I didn't say I had a lack of education. I remarked that I'd never attended any college. No malice intended, just curiosity as to why someone who did, cannot count. And you did rather conceitedly put your college education upfront. Your quote was..."Having taken core courses in Tudor history in college,..", implying that you consider yourself some sort of expert.
The word "Puritan" was applied unevenly to a number of Protestant churches (and religious groups within the Anglican Church) from the late 16th century onwards. Puritans did not originally use the term for themselves.

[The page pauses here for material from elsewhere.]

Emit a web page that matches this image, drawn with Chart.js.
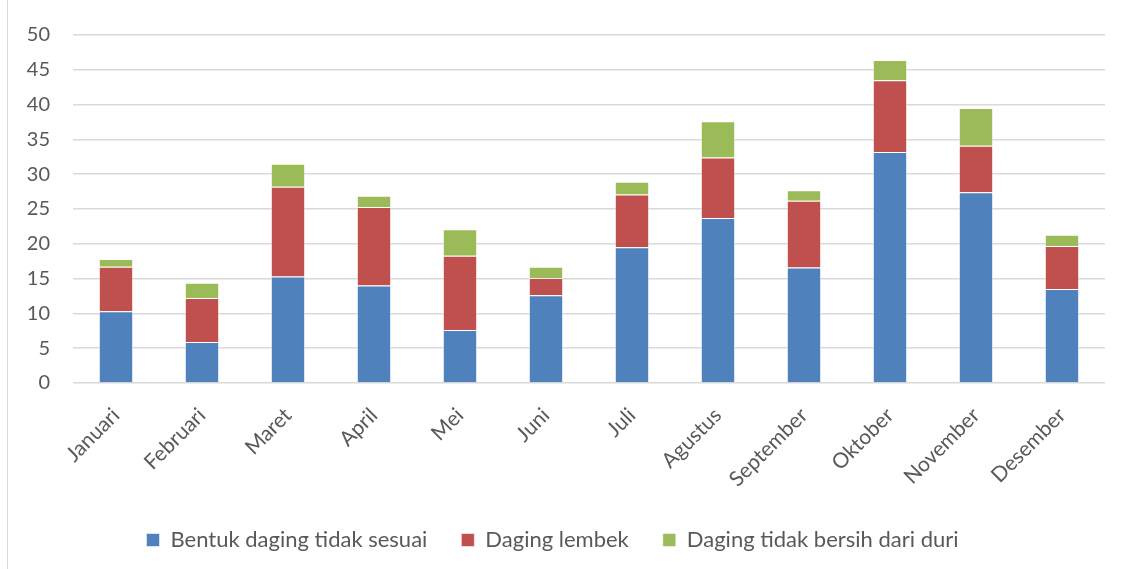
<!DOCTYPE html>
<html>
<head>
<meta charset="utf-8">
<script src="https://cdn.jsdelivr.net/npm/chart.js@4/dist/chart.umd.min.js"></script>
<style>
  html, body { margin: 0; padding: 0; background: #fff; }
  #wrap { position: relative; width: 1126px; height: 569px; }
  #frame { position: absolute; left: 7px; top: 0; width: 0; height: 569px; border-left: 1px solid #d9d9d9; }
  canvas { position: absolute; left: 0; top: 0; }
</style>
</head>
<body>
<div id="wrap">
  <div id="frame"></div>
  <canvas id="chart" width="1126" height="569"></canvas>
</div>
<script>
// Monthly defect counts, stacked by defect type
const months = ['Januari', 'Februari', 'Maret', 'April', 'Mei', 'Juni', 'Juli', 'Agustus', 'September', 'Oktober', 'November', 'Desember'];
const bentukTidakSesuai = [10.3, 5.9, 15.3, 14.0, 7.6, 12.6, 19.5, 23.7, 16.6, 33.2, 27.4, 13.5];
const dagingLembek      = [6.4, 6.3, 12.9, 11.3, 10.7, 2.5, 7.6, 8.7, 9.6, 10.3, 6.7, 6.2];
const tidakBersihDuri   = [1.1, 2.2, 3.3, 1.6, 3.8, 1.6, 1.8, 5.2, 1.5, 2.9, 5.4, 1.6];
const yTicks = [0, 5, 10, 15, 20, 25, 30, 35, 40, 45, 50];

const textColor = '#595959';
const fontFamily = 'Lato, "Open Sans", sans-serif';

new Chart(document.getElementById('chart'), {
  type: 'bar',
  data: {
    labels: months,
    datasets: [
      { label: 'Bentuk daging tidak sesuai', data: bentukTidakSesuai, backgroundColor: '#4F81BD' },
      { label: 'Daging lembek', data: dagingLembek, backgroundColor: '#C0504D' },
      { label: 'Daging tidak bersih dari duri', data: tidakBersihDuri, backgroundColor: '#9BBB59' }
    ]
  },
  options: {
    responsive: false,
    animation: false,
    layout: { padding: { top: 34, right: 21, left: 0, bottom: 8 } },
    datasets: {
      bar: {
        categoryPercentage: 1,
        barPercentage: 0.40,
        borderColor: 'rgba(255,255,255,0.55)',
        borderWidth: 1
      }
    },
    scales: {
      x: {
        stacked: true,
        grid: { display: false, drawTicks: false },
        border: { display: false },
        ticks: {
          color: textColor,
          font: { family: fontFamily, size: 21 },
          maxRotation: 45,
          minRotation: 45,
          padding: 20
        },
        afterFit: (s) => { s.height = 112; }
      },
      y: {
        stacked: true,
        min: 0,
        max: 50,
        afterBuildTicks: (s) => { s.ticks = yTicks.map(v => ({ value: v })); },
        grid: { color: '#d9d9d9', lineWidth: 1.5, drawTicks: false },
        border: { display: false },
        ticks: {
          color: textColor,
          font: { family: fontFamily, size: 20 },
          padding: 23
        },
        afterFit: (s) => { s.width = 73; }
      }
    },
    plugins: {
      legend: {
        position: 'bottom',
        labels: {
          color: textColor,
          font: { family: fontFamily, size: 22 },
          boxWidth: 13,
          boxHeight: 13,
          padding: 34
        }
      },
      tooltip: { enabled: false }
    }
  }
});
</script>
</body>
</html>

The practitioners knew themselves as members of particular churches or movements, and not by a single term. "Precise men" and "Precisians" were other early derogatory terms for Puritans, who preferred to call themselves "the godly."
They were later called Puritans because they wanted to "purify" the Church of England from its "Catholic" practices, maintaining that the Church of England was only partially reformed.
Members of the clergy who had been exiled under Mary I, returned to England shortly after the accession of Elizabeth in 1558, and founded the movement which eventually became known as the "Puritans". The Puritans as we now understand them weren't around in either Henry's, Edward's or Mary's reigns.
:-) These are discussion boards are they not? To my mind discussions are where points of interest are discussed and argued about, but in an orderly manner. If you disagree with my discussion points then kindly argue against them as you wish. Argue or run away, makes no difference to me. :-)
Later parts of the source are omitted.